* What to produce *
Repeat exactly the lines running from the first line of the data to the line containing "plt.rcParams['font.family'] = ['Liberation", both ends included, and nothing else; drop the pictures.

>> start Available data

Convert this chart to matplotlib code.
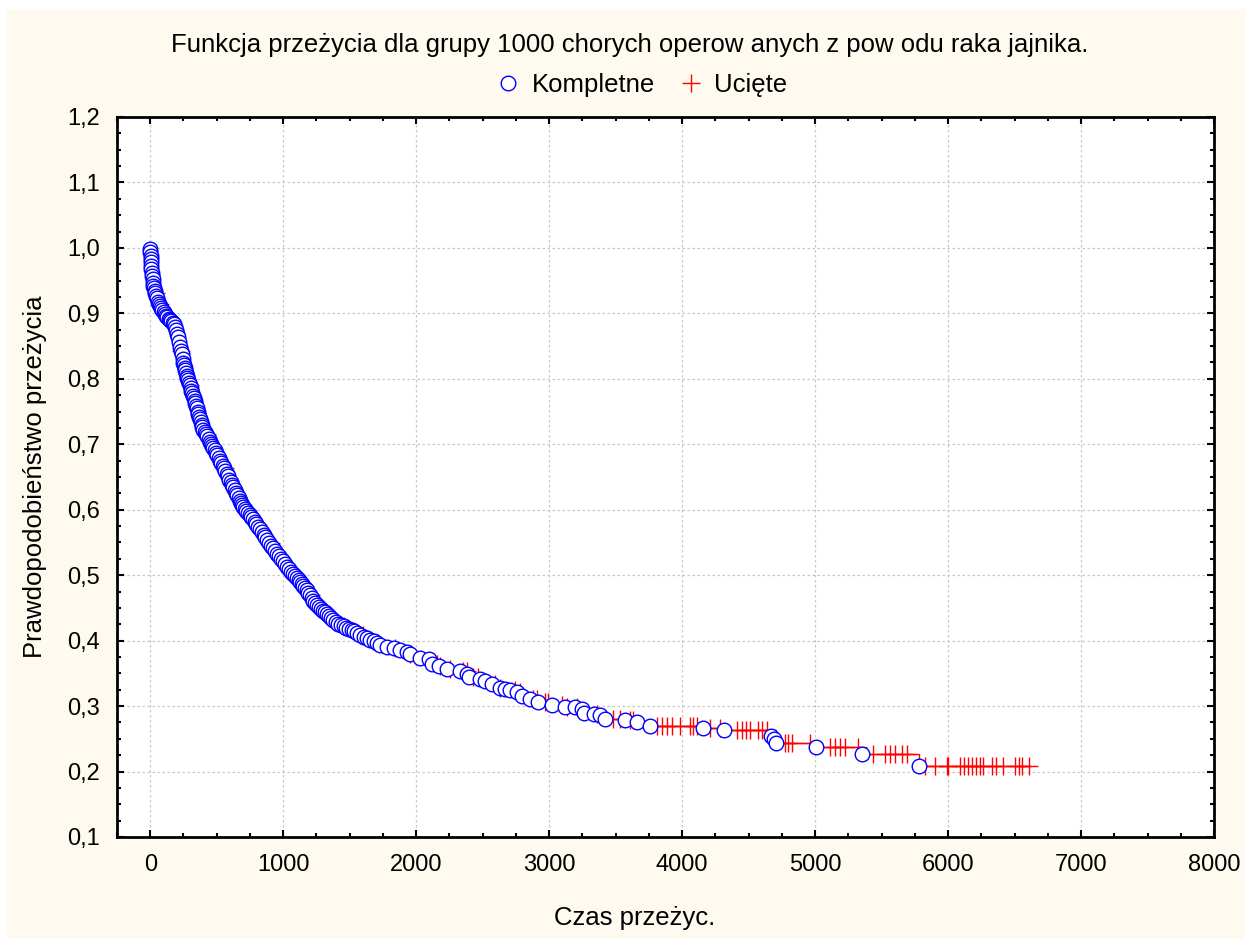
import numpy as np
import matplotlib.pyplot as plt
from matplotlib.ticker import MultipleLocator, FuncFormatter
from matplotlib.patches import Rectangle

plt.rcParams['font.family'] = ['Liberation Sans', 'DejaVu Sans']

# completed observations (death times) and Kaplan-Meier survival at them
event_days = [0, 1, 2, 4, 5, 7, 9, 11, 14, 17, 20, 24, 29, 34, 38,
              45, 52, 60, 68, 76, 84, 92, 100, 110, 120, 128,
              138, 148, 158, 168, 178, 188, 196, 204, 211, 218, 226,
              232, 238, 243, 248, 253, 258, 263, 268, 274, 280, 286, 292, 298,
              304, 310, 316, 322, 328, 334, 338, 344, 350, 356, 362, 368, 374,
              380, 386, 391,
              400, 410, 420, 430, 440, 450, 460, 468, 474,
              484, 494, 504, 514, 524, 534, 544, 554, 564, 574, 584, 594, 604,
              614, 624, 634, 644, 654, 664, 674, 684, 692, 699,
              710, 722, 735, 748, 760, 772, 785, 798, 812, 825, 838, 852, 866,
              880, 895, 910, 925, 940, 955, 970, 985, 1000, 1015, 1030, 1045,
              1060, 1075, 1090, 1105, 1118, 1128,
              1140, 1152, 1165, 1178, 1190, 1202, 1214, 1226, 1240, 1255, 1270,
              1285, 1300, 1315, 1330, 1345, 1360, 1376, 1395, 1415, 1435, 1455,
              1475, 1495, 1515, 1535, 1556, 1580, 1605, 1630, 1655, 1680, 1707,
              1730, 1780, 1830, 1880, 1930, 1955, 2030, 2093, 2118, 2168, 2231,
              2331, 2381, 2394, 2482, 2519, 2570, 2632, 2670, 2707, 2757, 2795,
              2858, 2913, 3021, 3121, 3196, 3246, 3259, 3334, 3384, 3422, 3572,
              3660, 3760, 4158, 4316, 4669, 4690, 4707, 5008, 5352, 5778]
event_surv = [0.998, 0.993, 0.988, 0.983, 0.978, 0.973, 0.968, 0.962, 0.957,
              0.952, 0.947, 0.942, 0.938, 0.934, 0.931,
              0.927, 0.923, 0.918, 0.914, 0.911, 0.908, 0.905, 0.902, 0.899,
              0.896, 0.894,
              0.892, 0.890, 0.888, 0.886, 0.883, 0.879, 0.874, 0.869, 0.864,
              0.856, 0.848,
              0.843, 0.838, 0.831, 0.824, 0.821, 0.817, 0.813, 0.809, 0.805,
              0.802, 0.798, 0.794, 0.790, 0.786, 0.782, 0.778, 0.774, 0.770,
              0.766, 0.763, 0.759, 0.755, 0.750, 0.746, 0.742, 0.738, 0.734,
              0.730, 0.726,
              0.722, 0.719, 0.716, 0.712, 0.708, 0.704, 0.700, 0.697, 0.695,
              0.691, 0.687, 0.683, 0.679, 0.675, 0.671, 0.667, 0.663, 0.659,
              0.655, 0.651, 0.646, 0.642, 0.638, 0.634, 0.630, 0.626, 0.622,
              0.618, 0.614, 0.610, 0.607, 0.604,
              0.601, 0.598, 0.595, 0.592, 0.589, 0.586, 0.582, 0.578, 0.574,
              0.570, 0.566, 0.562, 0.558, 0.554, 0.549, 0.545, 0.541, 0.537,
              0.533, 0.529, 0.525, 0.521, 0.517, 0.513, 0.509, 0.505, 0.502,
              0.499, 0.496, 0.493, 0.490,
              0.487, 0.484, 0.480, 0.477, 0.473, 0.469, 0.465, 0.461, 0.458,
              0.455, 0.452, 0.449, 0.446, 0.443, 0.440, 0.437, 0.434, 0.431,
              0.428, 0.426, 0.424, 0.422, 0.420, 0.418, 0.416, 0.414, 0.411,
              0.409, 0.406, 0.404, 0.401, 0.399, 0.396,
              0.393, 0.390, 0.388, 0.386, 0.382, 0.379, 0.374, 0.372, 0.365,
              0.362, 0.357, 0.354, 0.349, 0.344, 0.342, 0.339, 0.334, 0.328,
              0.326, 0.324, 0.321, 0.316, 0.311, 0.306, 0.302, 0.299, 0.298,
              0.296, 0.289, 0.288, 0.286, 0.281, 0.278, 0.275, 0.270, 0.266,
              0.263, 0.255, 0.250, 0.244, 0.237, 0.227, 0.208]

# censored observations (still alive at last contact)
censored_days = [42, 75, 150, 235, 300, 425, 560, 645, 735, 905, 1050, 1210,
                 1350, 1460, 1580, 1600, 1715, 1842, 1955, 2160, 2180, 2256,
                 2355, 2380, 2430, 2465, 2595, 2632, 2745, 2782, 2880, 2910,
                 2970, 2995, 3100, 3135, 3211, 3360, 3482, 3534, 3610, 3632,
                 3813, 3850, 3888, 3925, 3986, 4061, 4083, 4113, 4211, 4286,
                 4414, 4450, 4480, 4512, 4572, 4600, 4640, 4775, 4800, 4828,
                 4963, 5114, 5150, 5190, 5226, 5324, 5437, 5527, 5560, 5600,
                 5650, 5692, 5828, 5903, 5993, 6000, 6091, 6120, 6150, 6180,
                 6210, 6240, 6264, 6332, 6360, 6415, 6505, 6530, 6557, 6610]

ev_t = np.array(event_days, dtype=float)
ev_s = np.array(event_surv)
cen_t = np.array(censored_days, dtype=float)
idx = np.searchsorted(ev_t, cen_t, side='right') - 1
cen_s = np.where(idx >= 0, ev_s[np.clip(idx, 0, None)], 1.0)

fig = plt.figure(figsize=(12.45, 9.39), dpi=100)
fig.patch.set_facecolor('white')
fig.patches.append(Rectangle((7 / 1245, 0), 1, 1 - 9 / 939, transform=fig.transFigure,
                             facecolor='#FFFAF0', edgecolor='none', zorder=-10))

ax = fig.add_axes([117 / 1245, 1 - 837 / 939, 1097 / 1245, 720 / 939])
ax.set_facecolor('white')

# survival step line
step_t = np.concatenate([[0], ev_t, [cen_t[-1]]])
step_s = np.concatenate([[1.0], ev_s, [ev_s[-1]]])
ax.step(step_t, step_s, where='post', color='red', lw=1.0, zorder=2)

ax.plot(cen_t, cen_s, '+', color='red', ms=12.5, mew=1.0, zorder=2, label='Ucięte')
ax.plot(ev_t, ev_s, 'o', mfc='white', mec='blue', ms=10.5, mew=1.0, zorder=3,
        label='Kompletne')

ax.set_xlim(-250, 8000)
ax.set_ylim(0.1, 1.2)
ax.xaxis.set_major_locator(MultipleLocator(1000))
ax.xaxis.set_minor_locator(MultipleLocator(250))
ax.yaxis.set_major_locator(MultipleLocator(0.1))
ax.yaxis.set_minor_locator(MultipleLocator(0.025))
ax.yaxis.set_major_formatter(FuncFormatter(lambda v, p: f'{v:.1f}'.replace('.', ',')))
ax.tick_params(which='both', direction='in', top=True, right=True, width=1.5,
               labelsize=17, pad=12)
ax.tick_params(which='major', length=5)
ax.tick_params(which='minor', length=3)
ax.grid(True, which='major', color='#c8c8c8', linestyle=(0, (2, 2)), lw=0.9)
ax.set_axisbelow(True)
for sp in ax.spines.values():
    sp.set_linewidth(2)
    sp.set_color('black')

fig.text(630 / 1245, 1 - 45 / 939, 'Funkcja przeżycia dla grupy 1000 chorych operow anych z pow odu raka jajnika.',
         ha='center', va='center', fontsize=18.5)
handles, labels = ax.get_legend_handles_labels()
fig.legend(handles[::-1], labels[::-1], loc='center', bbox_to_anchor=(640 / 1245, 1 - 85 / 939),
           ncol=2, frameon=False, fontsize=18.5, handletextpad=0.3, columnspacing=0.8,
           handlelength=1.2)
fig.text(635 / 1245, 1 - 918 / 939, 'Czas przeżyc.', ha='center', va='center', fontsize=18.5)
fig.text(35 / 1245, 1 - 477 / 939, 'Prawdopodobieństwo przeżycia', ha='center', va='center',
         rotation=90, fontsize=18.5)

fig.savefig('out.png', dpi=100, facecolor=fig.get_facecolor())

>> end Available data

* Task result *
Convert this chart to matplotlib code.
import numpy as np
import matplotlib.pyplot as plt
from matplotlib.ticker import MultipleLocator, FuncFormatter
from matplotlib.patches import Rectangle

plt.rcParams['font.family'] = ['Liberation Sans', 'DejaVu Sans']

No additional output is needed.